Buna göre; Kureyş’in bütün kollarından birer temsilci seçilecekti. Bunlar aynı anda hücûm edip Muhammed (sas)’i bir hamlede öldüreceklerdi. Böylece kimin vurduğu ve kimin darbesiyle öldüğü belli olmayacaktı. Kan bütün Kureyş kabilesine dağılacak, Hâşimîler bütün Kureyş kollarına karşı çıkamayacaklarından kan davası güdemeyeceklerdi. Sonunda diyete (kan bedeline) râzı olacaklar ve bu tehlike de son bulacaktı. Bu teklif kabul edilmişti, ama Allah (c.c) onların tuzaklarını boşa çıkarmıştı.
Hz. Peygamber’in (sas) ortadan kaldırılmak istenmesinin temel sebebi İslâm’ın yayılmasının önüne geçmekti. Aynı Ebû Cehil komplosunun, bugün, hem de küresel düzeyde eyleme geçirildiğini görüyoruz. BM tarafından bir komisyon kurularak sorgulanmasına izin verilmeyen 11 Eylül’ü biraz da bu bağlamda düşünün.
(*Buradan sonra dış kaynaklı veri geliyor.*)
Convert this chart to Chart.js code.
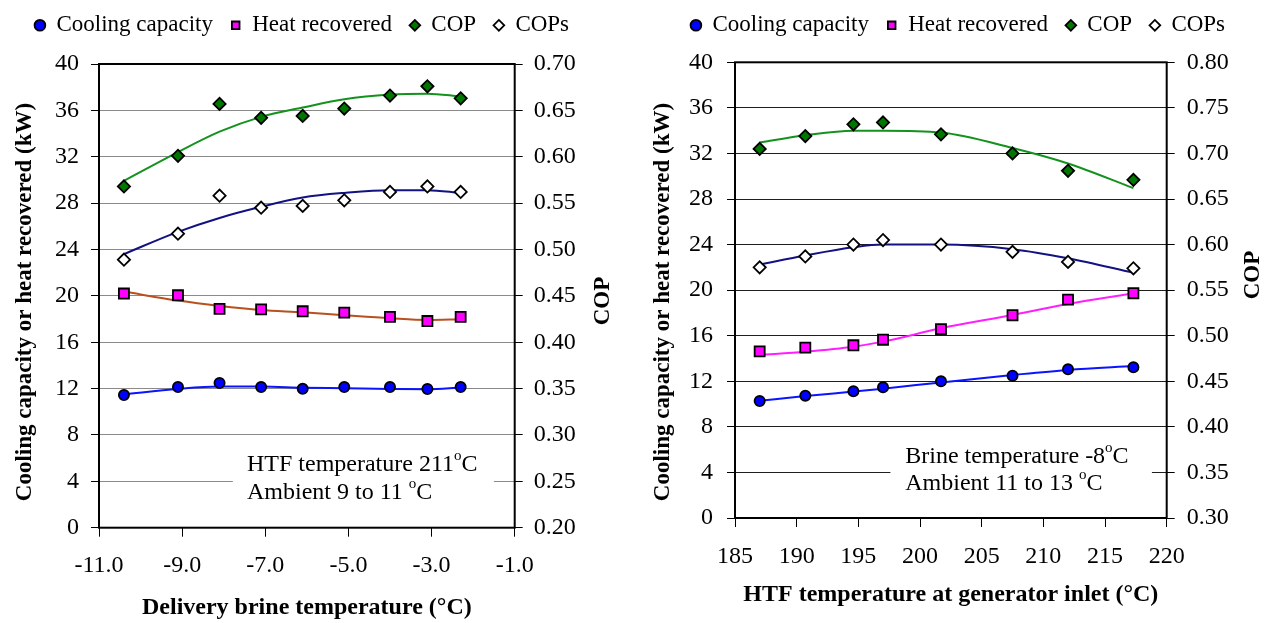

Bugünün uluslararası çapta etkisi olan büyük çaplı eylemlerini çok uluslu istihbarat örgütleri beraber gerçekleştirmektedir. Özellikle de Müslümanlara karşı böylesi bir organizasyonun varlığı gözlerden kaçmıyor.
Hiçbir ülke tek başına 1.5 milyar nüfusa sahip Müslümaları direkt karşısına alma cesâretini gösteremez. Bunun için de sanki farklı ülkelerdeki derin mihraklara farklı sorumluluklar verilmiş. Söylem ve yöntemleri farklı olsa da İslâm karşıtı operasyonlar bu izlenimi veriyor.